Expand for Deeper Context

Before touching the compromised system, prepare your collection infrastructure.

Decision point 1: Can you access the system? If SSH access is available, proceed to Phase B. If the server is in a cloud environment and you have API access but not SSH, skip to Phase D (Cloud API Collection). If the system is a container, skip to Phase E (Container Collection). If the system is physical and you have no remote access, arrange physical access and skip to Phase F (Disk Imaging).

Phase B: Memory Acquisition (5–15 minutes)

Memory is the most volatile evidence. Acquire it before running any other commands on the system. Once you run ps, ss, or any other command, you have modified the memory state — processes are created, memory is allocated, caches are updated.

If LiME is not available (you do not have a pre-compiled module for the target kernel), skip memory acquisition and proceed to Phase C. Document that memory was not acquired and why.
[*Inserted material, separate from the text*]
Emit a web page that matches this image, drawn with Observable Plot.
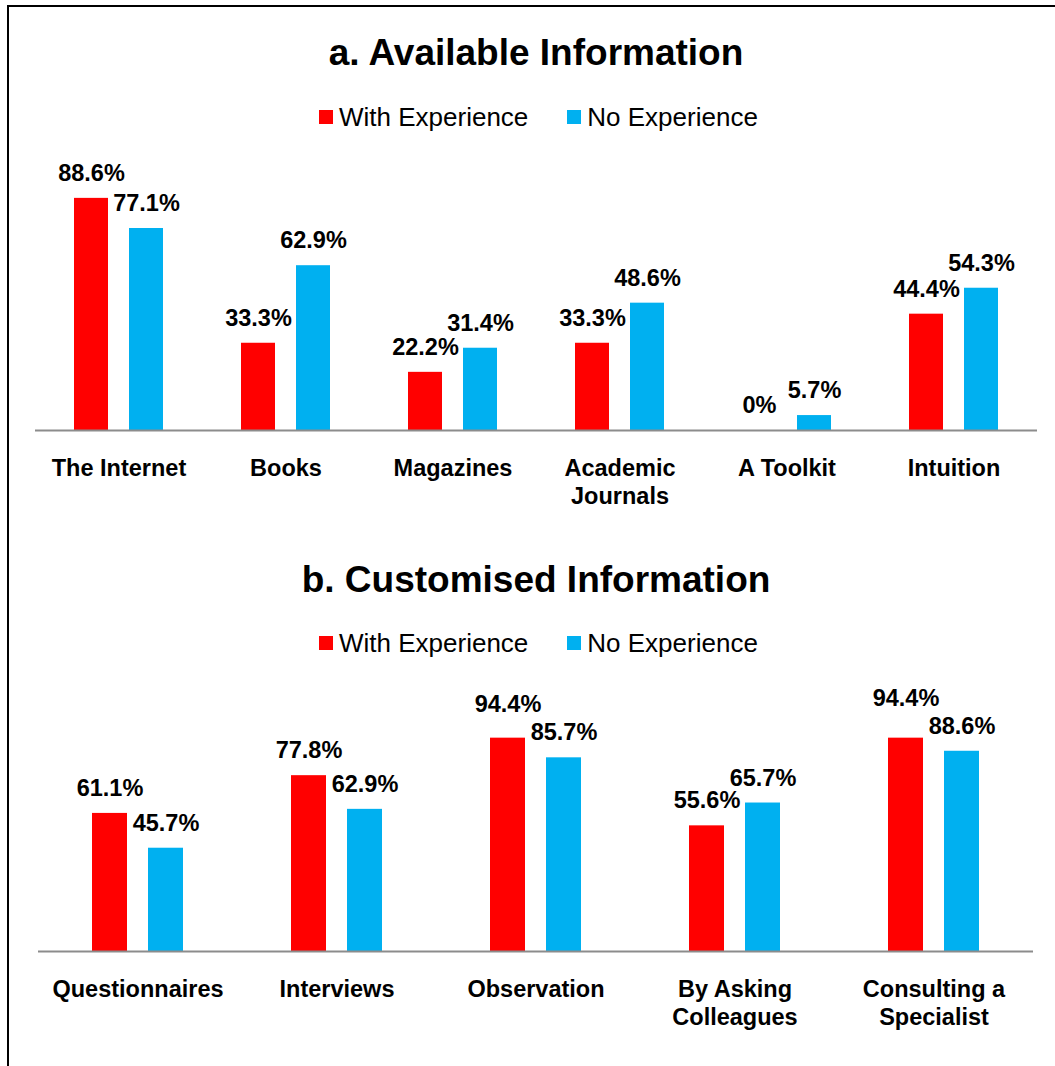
<!DOCTYPE html>
<html>
<head>
<meta charset="utf-8">
<script src="https://cdn.jsdelivr.net/npm/d3@7"></script>
<script src="https://cdn.jsdelivr.net/npm/@observablehq/plot@0.6"></script>
<style>
html, body { margin: 0; padding: 0; background: #fff; overflow: hidden; }
body { width: 1055px; height: 1066px; position: relative; font-family: "Liberation Sans", Arial, sans-serif; color: #000; }
#frame { position: absolute; left: 7px; top: 5px; width: 1120px; height: 1120px; border: 2px solid #000; box-sizing: border-box; }
.title { position: absolute; left: 7px; width: 1058px; text-align: center; font-size: 37px; line-height: 37px; font-weight: bold; white-space: nowrap; }
.legend { position: absolute; left: 319px; display: flex; align-items: center; font-size: 26px; line-height: 26px; white-space: nowrap; }
.item { display: flex; align-items: center; }
.item + .item { margin-left: 39px; }
.sw { width: 14px; height: 14px; margin-right: 6px; }
.panel { position: absolute; left: 0; }
</style>
</head>
<body>
<div id="frame"></div>
<div class="title" id="titleA" style="top:34px"></div>
<div class="legend" id="legendA" style="top:104px"></div>
<div class="panel" id="panelA" style="top:150px"></div>
<div class="title" id="titleB" style="top:561px"></div>
<div class="legend" id="legendB" style="top:630px"></div>
<div class="panel" id="panelB" style="top:680px"></div>
<script>
// ---- data ----
const series = ["With Experience", "No Experience"];
const seriesColors = ["#FF0000", "#00B0F0"];

const titleA = "a. Available Information";
const categoriesA = ["The Internet", "Books", "Magazines", "Academic Journals", "A Toolkit", "Intuition"];
const tickLabelsA = ["The Internet", "Books", "Magazines", "Academic\nJournals", "A Toolkit", "Intuition"];
const withExperienceA = [88.6, 33.3, 22.2, 33.3, 0, 44.4];
const noExperienceA = [77.1, 62.9, 31.4, 48.6, 5.7, 54.3];

const titleB = "b. Customised Information";
const categoriesB = ["Questionnaires", "Interviews", "Observation", "By Asking Colleagues", "Consulting a Specialist"];
const tickLabelsB = ["Questionnaires", "Interviews", "Observation", "By Asking\nColleagues", "Consulting a\nSpecialist"];
const withExperienceB = [61.1, 77.8, 94.4, 55.6, 94.4];
const noExperienceB = [45.7, 62.9, 85.7, 65.7, 88.6];

const FONT = '"Liberation Sans", Arial, sans-serif';
const fmt = v => v === 0 ? "0%" : v.toFixed(1) + "%";

function legend(el) {
  series.forEach((s, i) => {
    const item = document.createElement("div");
    item.className = "item";
    const sw = document.createElement("div");
    sw.className = "sw";
    sw.style.background = seriesColors[i];
    const t = document.createElement("span");
    t.textContent = s;
    item.appendChild(sw);
    item.appendChild(t);
    el.appendChild(item);
  });
}

function panel({cats, ticks, w, n, height, marginTop, marginBottom, marginLeft, marginRight, paddingOuter}) {
  const pxPer = (height - marginTop - marginBottom) / 100;
  const data = [];
  cats.forEach((c, i) => {
    // raise the left label when it would crowd its right-hand neighbour
    const lift = w[i] > n[i] ? Math.max(0, 28 - (w[i] - n[i]) * pxPer) / pxPer : 0;
    data.push({category: c, series: series[0], value: w[i], labelY: w[i] + lift, label: fmt(w[i])});
    data.push({category: c, series: series[1], value: n[i], labelY: n[i], label: fmt(n[i])});
  });
  return Plot.plot({
    width: 1055, height, marginTop, marginBottom, marginLeft, marginRight,
    style: {fontFamily: FONT, background: "transparent", overflow: "visible", color: "#000"},
    fx: {domain: cats, padding: 0},
    x: {domain: series, paddingInner: 0.375, paddingOuter, axis: null},
    y: {domain: [0, 100], axis: null},
    color: {domain: series, range: seriesColors},
    marks: [
      Plot.barY(data, {fx: "category", x: "series", y: "value", fill: "series"}),
      Plot.ruleY([0], {stroke: "#8C8C8C", strokeWidth: 2}),
      Plot.text(data, {fx: "category", x: "series", y: "labelY", text: "label", dy: -17.5,
        lineAnchor: "bottom", fontSize: 23.5, fontWeight: "bold", fill: "#000"}),
      Plot.axisFx({anchor: "bottom", tickSize: 0, tickPadding: 25, label: null,
        tickFormat: d => ticks[cats.indexOf(d)], fontSize: 23.5, fontWeight: "bold",
        lineHeight: 1.2, fill: "#000"})
    ]
  });
}

document.getElementById("titleA").textContent = titleA;
document.getElementById("titleB").textContent = titleB;
legend(document.getElementById("legendA"));
legend(document.getElementById("legendB"));

document.getElementById("panelA").appendChild(panel({
  cats: categoriesA, ticks: tickLabelsA, w: withExperienceA, n: noExperienceA,
  height: 370, marginTop: 18, marginBottom: 90, marginLeft: 34, marginRight: 18, paddingOuter: 0.679
}));
document.getElementById("panelB").appendChild(panel({
  cats: categoriesB, ticks: tickLabelsB, w: withExperienceB, n: noExperienceB,
  height: 361, marginTop: 45, marginBottom: 90, marginLeft: 37, marginRight: 21, paddingOuter: 0.964
}));
</script>
</body>
</html>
You can still perform a partial memory analysis using /proc/kcore if the kernel exposes it, but this is limited compared to a full LiME dump.

If this is a cloud VM and the cloud provider offers hypervisor-level memory acquisition (rare — most do not expose this to customers), use that instead of LiME. It does not require loading a kernel module on the compromised system.

Phase C: Live Volatile Collection (10–20 minutes)

This is the live response sequence from the previous subsection, executed in order. If UAC is available, run UAC with the ir_triage profile first, then supplement with manual commands for anything UAC does not capture. If UAC is not available, run the manual commands.

Option 1: UAC triage (recommended)

Option 2: Manual collection (if UAC unavailable)

After volatile collection — collect the attacker's staging files. If you identified suspicious files in /tmp or /dev/shm during the volatile collection, copy them to your workstation now — before they are deleted or the system is rebooted:

Phase D: Cloud API Collection (5–10 minutes)

For cloud VMs, collect the cloud-layer evidence that exists outside the VM.

Phase E: Container Collection (3–5 minutes)

For containers, speed is paramount. Collect before the container restarts.

Phase F: Persistent Evidence Collection (15–30 minutes)

After volatile evidence is secured, collect the persistent evidence — log files, configuration, and user artifacts. These survive reboots and are less time-sensitive, but should be collected before log rotation runs.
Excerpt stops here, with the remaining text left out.